Le cockpit de la même voiture montre que le tableau de bord (grand cadran) est situé à gauche. L'orifice visible au travers du volant permet le passage de la colonne de direction quand le volant est à gauche

1958 est encore une bonne année pour Porsche. Il est même impossible de citer tous les succès. Au Mans, la première RSK (Behra-Herrmann) est troisième à la distance après avoir bien failli terminer deuxième. Elle est suivie aux quatrième et cinquième places par la 718 RSK de Barth-Frère et la 550 A de Beaufort-Linge.

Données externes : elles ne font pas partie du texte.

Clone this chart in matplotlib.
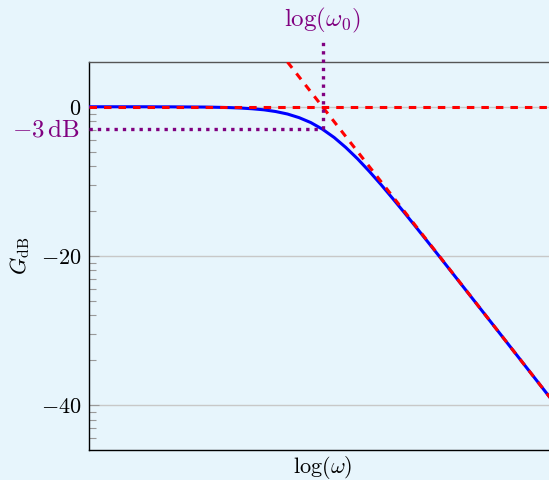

Belle victoire groupée, d'autant plus que quatre des cinq Porsche engagées termineront.
Le meilleur résultat est bien sûr la victoire de Jean Behra en Formule 2 au GP de Reims. Sa quatrième place à Riverside au GP de Los Angeles (12 octobre 1958) est un beau succès car la concurrence est composée de Ferrari, Lister, Chevrolet et autres Jaguar Type D. Une nouveauté est la participation de Porsche aux courses de côte comptant pour le Grand Prix de la Montagne. Dans cette utilisation, le Spyder RSK convient parfaitement du fait de son faible empattement. Jean Behra (le meilleur pilote français des années cinquante) et von Trips écrasent la concurrence avec notamment des victoires au classement général au Parnasse, au Ventoux et à Ollon-Villars. A la 42e Targa Florio, la 718 de Behra-Scarlatti termine deuxième de l'épreuve et Porsche remporte les victoires de classe en Sport (avec une 550) et en GT (avec une Carrera).